Exam Relevance Score: 88

What factor is most important when sizing Tanzu Kubernetes Clusters?

Answer:

Expected workload resource requirements such as CPU, memory, and storage consumption.

Explanation:

When designing Tanzu Kubernetes Clusters, administrators must evaluate the resource demands of the containerized applications that will run inside the cluster. This includes CPU usage, memory requirements, storage throughput, and network bandwidth. These requirements influence node sizes, worker node counts, and storage policies. Proper sizing ensures performance, scalability, and high availability for production workloads.

Demand Score: 73

Exam Relevance Score: 84

What is the purpose of resource quotas in vSphere namespaces?

Answer:

Resource quotas limit the amount of compute and storage resources that a namespace can consume.

Explanation:

Resource quotas prevent a single team or application from consuming excessive infrastructure resources.
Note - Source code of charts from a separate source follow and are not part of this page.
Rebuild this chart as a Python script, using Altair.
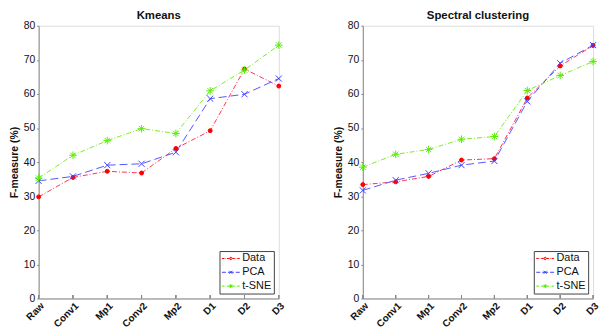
import altair as alt
import pandas as pd

categories = ["Raw", "Conv1", "Mp1", "Conv2", "Mp2", "D1", "D2", "D3"]
series = ["Data", "PCA", "t-SNE"]

kmeans_data = [29.8, 35.5, 37.3, 36.8, 44.0, 49.2, 67.3, 62.3]
kmeans_pca = [34.5, 35.8, 39.1, 39.5, 42.9, 58.6, 59.9, 64.5]
kmeans_tsne = [35.3, 42.0, 46.3, 49.8, 48.4, 60.9, 67.0, 74.3]

spectral_data = [33.4, 34.2, 35.8, 40.6, 41.0, 58.8, 68.2, 74.2]
spectral_pca = [31.7, 34.7, 36.7, 39.1, 40.3, 57.8, 69.0, 74.3]
spectral_tsne = [38.5, 42.3, 43.7, 46.7, 47.5, 61.0, 65.4, 69.5]

y_ticks = [0, 10, 20, 30, 40, 50, 60, 70, 80]

colors = ["#ff0000", "#3d3dff", "#55ee00"]
line_colors = ["#ff3355", "#5555ff", "#77ee22"]
dashes = [[5, 2, 1, 2], [8, 4], [5, 2, 1, 2]]

X_PATH = "M-1,-1L1,1M-1,1L1,-1"
AST_PATH = "M-1,0L1,0M0,-1L0,1M-0.7,-0.7L0.7,0.7M-0.7,0.7L0.7,-0.7"

# legend symbols: short dashed line segment with the marker in the middle
LEG_DATA = ("M-1,0H-0.5M-0.3,0H-0.2M0,0H0.5M0.7,0H0.8M1.1,0H1.6M1.8,0H1.9M2.1,0H2.6"
            "M0.55,0a0.25,0.25 0 1,0 0.5,0a0.25,0.25 0 1,0 -0.5,0")
LEG_PCA = ("M-1,0H-0.2M0.2,0H1.4M1.8,0H2.6"
           "M0.5,-0.3L1.1,0.3M0.5,0.3L1.1,-0.3")
LEG_TSNE = ("M-1,0H-0.5M-0.3,0H-0.2M0,0H0.5M0.7,0H0.8M1.1,0H1.6M1.8,0H1.9M2.1,0H2.6"
            "M0.4,0H1.2M0.8,-0.4V0.4M0.52,-0.28L1.08,0.28M0.52,0.28L1.08,-0.28")

FONT = "Liberation Sans"
PLOT_H = 276


def make_df(vals):
    rows = []
    for s, v in zip(series, vals):
        for c, y in zip(categories, v):
            rows.append({"layer": c, "series": s, "value": y, "leg": s, "zero": 0, "tick": 1.0})
    return pd.DataFrame(rows)


def panel(vals, title, width):
    df = make_df(vals)
    base = alt.Chart(df)
    x = alt.X("layer:N", sort=categories,
              scale=alt.Scale(type="point", padding=0, domain=categories),
              axis=alt.Axis(title=None, labelAngle=-45, labelAlign="right", labelBaseline="top",
                            labelFont=FONT, labelFontSize=10, labelFontWeight="bold",
                            labelColor="#111", ticks=False, domainColor="#888",
                            labelPadding=2, labelOverlap=False))
    y_scale = alt.Scale(domain=[0, 80], nice=False)
    y_axis = alt.Axis(title="F-measure (%)", values=y_ticks, titleFont=FONT,
                      titleFontSize=10.5, titleFontWeight="bold", titleColor="#111",
                      labelFont=FONT, labelFontSize=10.5, labelColor="#111",
                      ticks=True, tickSize=2, tickColor="#888", domainColor="#888",
                      labelPadding=2, titlePadding=4, grid=False, labelOverlap=False)
    y = alt.Y("value:Q", scale=y_scale, axis=y_axis)
    color = alt.Color("series:N", scale=alt.Scale(domain=series, range=line_colors), legend=None)
    pcolor = alt.Color("series:N", scale=alt.Scale(domain=series, range=colors), legend=None)

    lines = base.mark_line(strokeWidth=1).encode(
        x=x, y=y, color=color,
        strokeDash=alt.StrokeDash("series:N", scale=alt.Scale(domain=series, range=dashes), legend=None))

    points = base.mark_point(filled=False, strokeWidth=1, opacity=1).encode(
        x=x, y=y, color=pcolor,
        shape=alt.Shape("series:N", scale=alt.Scale(domain=series, range=["circle", X_PATH, AST_PATH]), legend=None),
        fill=alt.Fill("series:N", scale=alt.Scale(domain=series, range=["#ff0000", "transparent", "transparent"]), legend=None),
        size=alt.Size("series:N", scale=alt.Scale(domain=series, range=[16, 60, 110]), legend=None))

    leg = alt.Legend(title=None, orient="bottom-right", offset=5, symbolSize=100,
                     symbolStrokeWidth=1, symbolOpacity=1, labelFont=FONT, labelFontSize=11,
                     labelColor="#111", labelOffset=10, strokeColor="#444", fillColor="white",
                     padding=2, rowPadding=2, symbolFillColor="transparent")
    legend_layer = base.mark_point(filled=False, opacity=0).encode(
        x=x, y=y,
        color=alt.Color("leg:N", scale=alt.Scale(domain=series, range=colors), legend=leg),
        shape=alt.Shape("leg:N", scale=alt.Scale(domain=series, range=[LEG_DATA, LEG_PCA, LEG_TSNE]), legend=leg),
    )

    ticks = base.mark_rule(color="#888", strokeWidth=1).encode(
        x=x, y=alt.Y("zero:Q", scale=y_scale, axis=y_axis), y2="tick:Q")

    return alt.layer(lines, points, legend_layer, ticks).resolve_scale(
        color="independent", shape="independent"
    ).properties(
        width=width, height=PLOT_H,
        title=alt.TitleParams(title, font=FONT, fontSize=11.5, fontWeight="bold", color="#111", offset=-1)
    )


left = panel([kmeans_data, kmeans_pca, kmeans_tsne], "Kmeans", 243)
right = panel([spectral_data, spectral_pca, spectral_tsne], "Spectral clustering", 233)

chart = alt.hconcat(left, right, spacing=46).properties(padding=0).configure_view(
    stroke=None).configure(background="white")

chart.save("out.html", embed_options={"renderer": "svg", "actions": False})
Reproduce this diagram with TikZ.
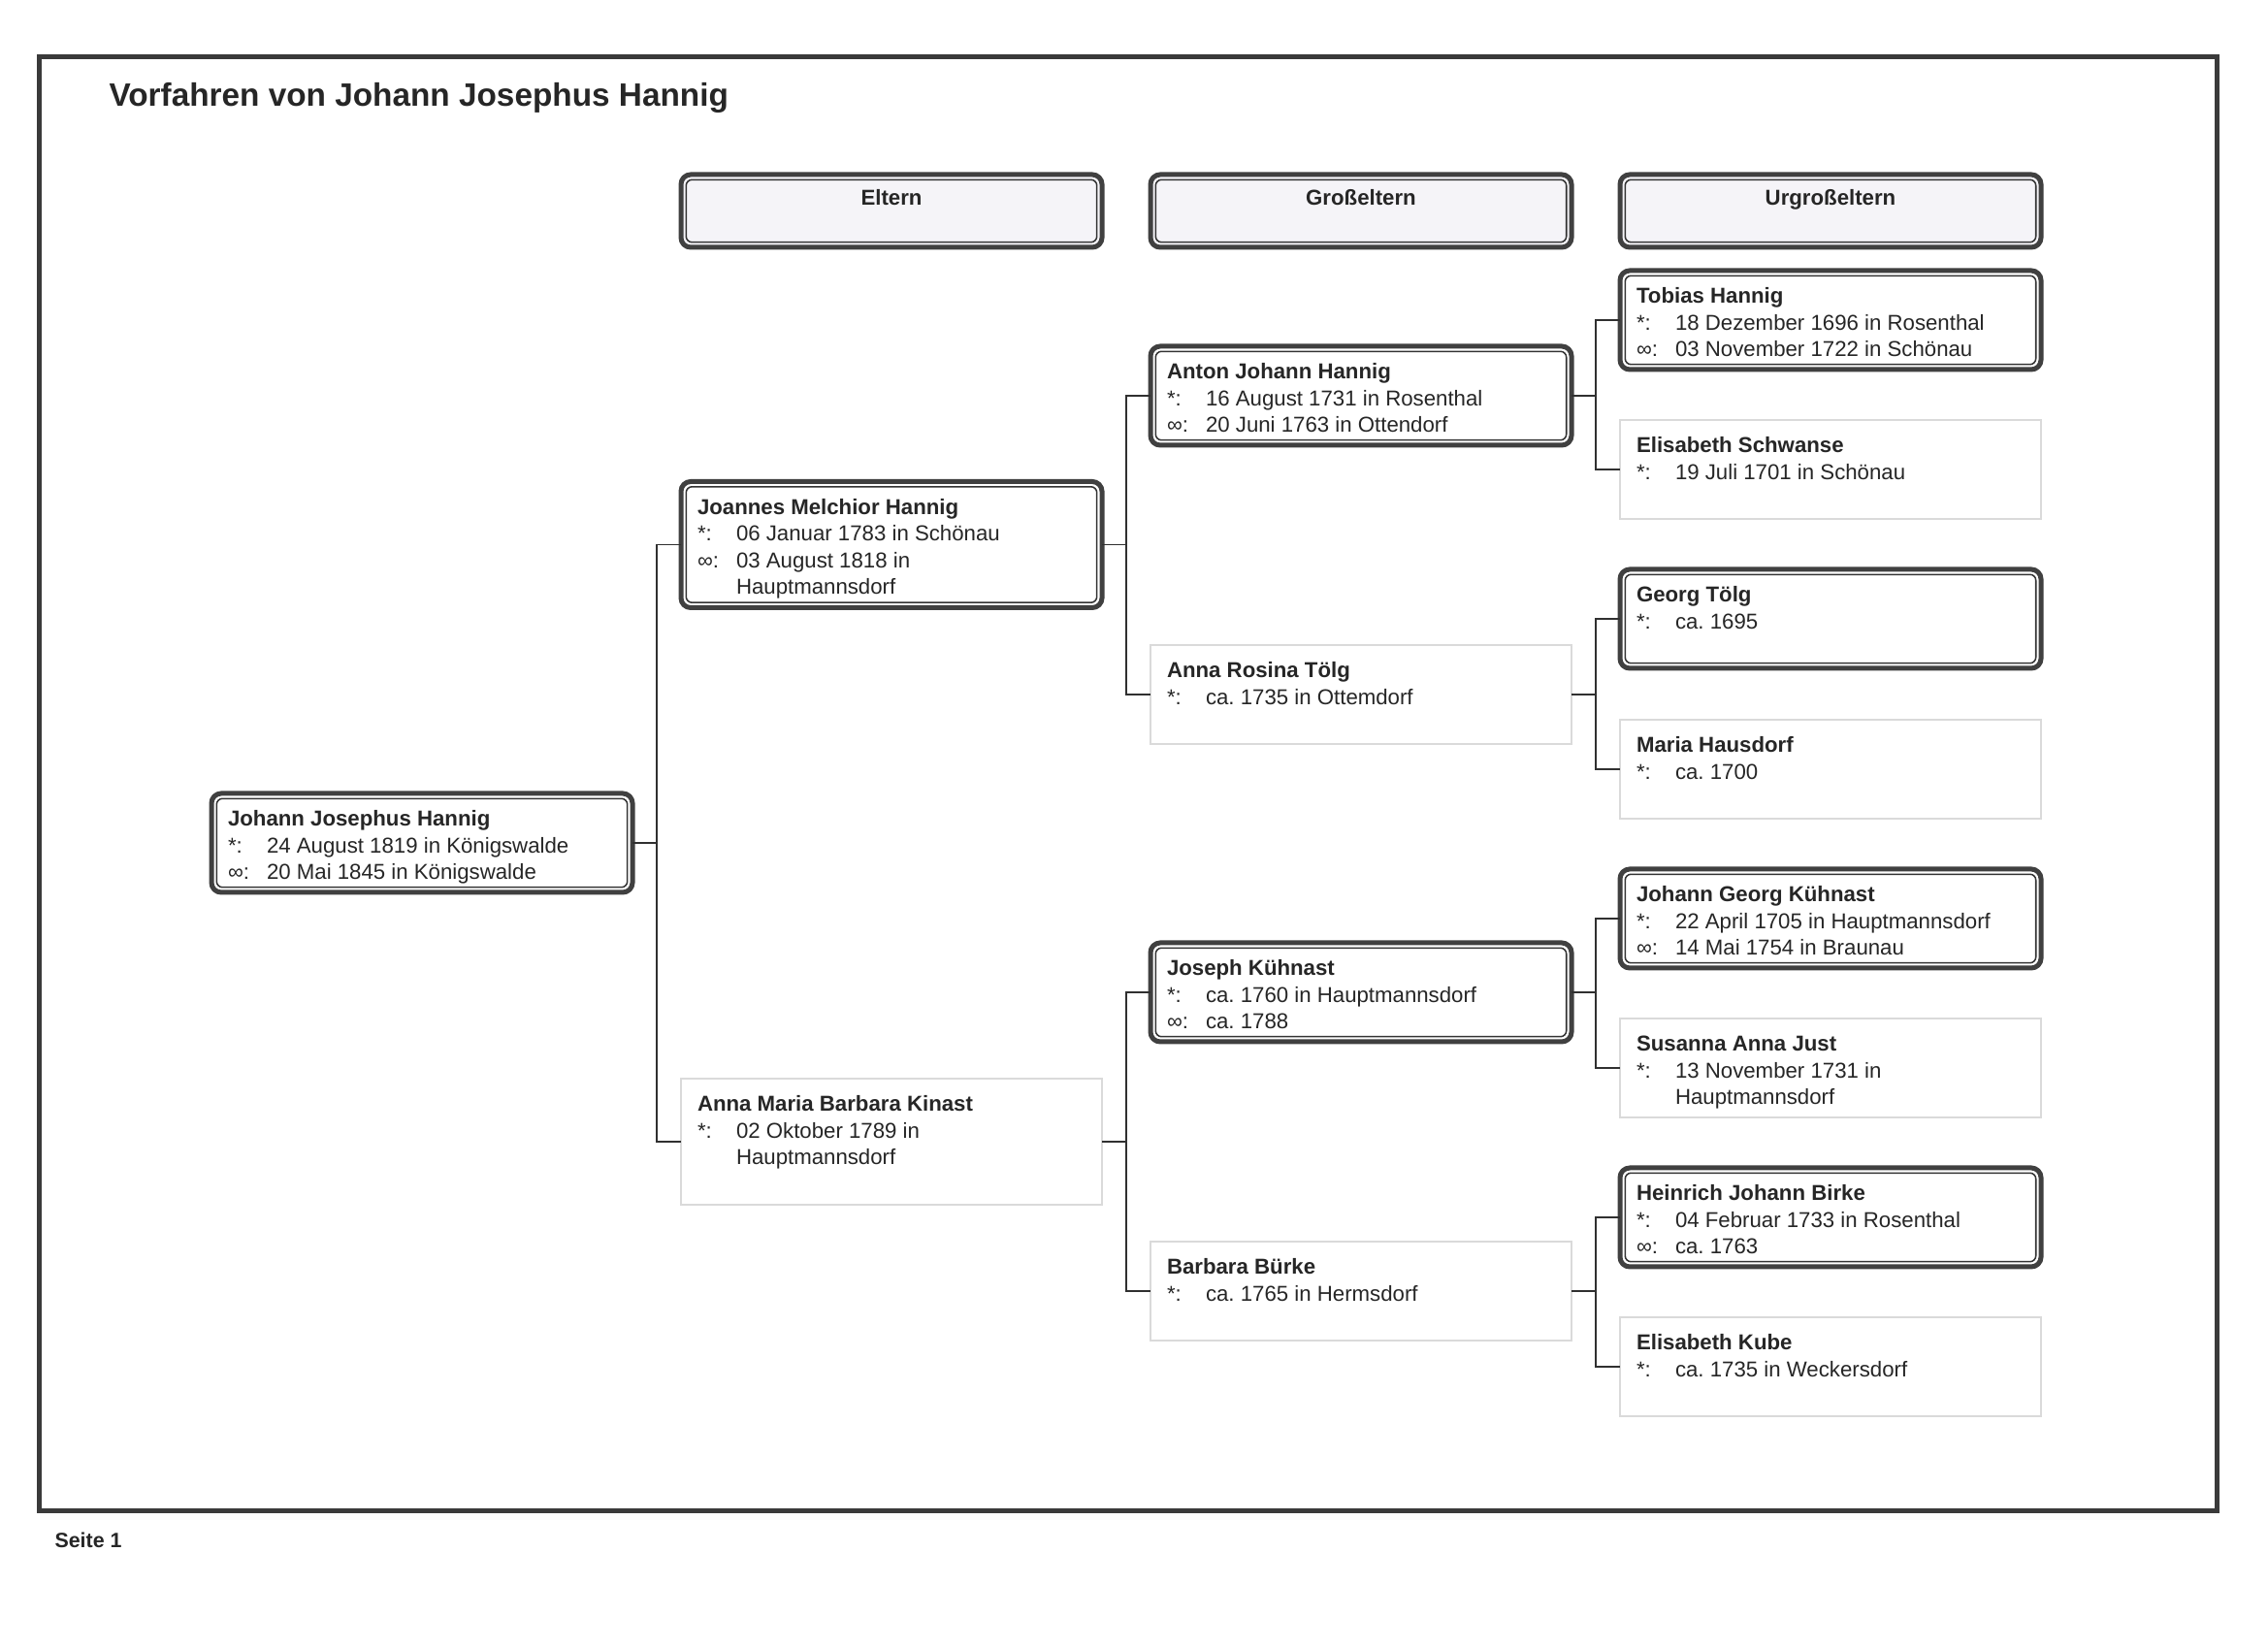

Administrators define limits on CPU, memory, storage, and number of objects that can be deployed within the namespace. This ensures fair resource allocation among multiple development teams and improves infrastructure stability.

Demand Score: 70

Exam Relevance Score: 82

Why should storage policies be considered during Kubernetes platform design?

Answer:

Storage policies determine performance, availability, and placement characteristics for Kubernetes persistent volumes.

Explanation:

vSphere storage policies define how storage resources are provisioned and managed for workloads. When Kubernetes persistent volumes are created, they map to vSphere storage policies that control attributes such as replication, performance tiers, and datastore placement. Selecting appropriate policies ensures that container workloads receive the correct storage performance and resilience. Misconfigured policies can lead to poor application performance or insufficient redundancy.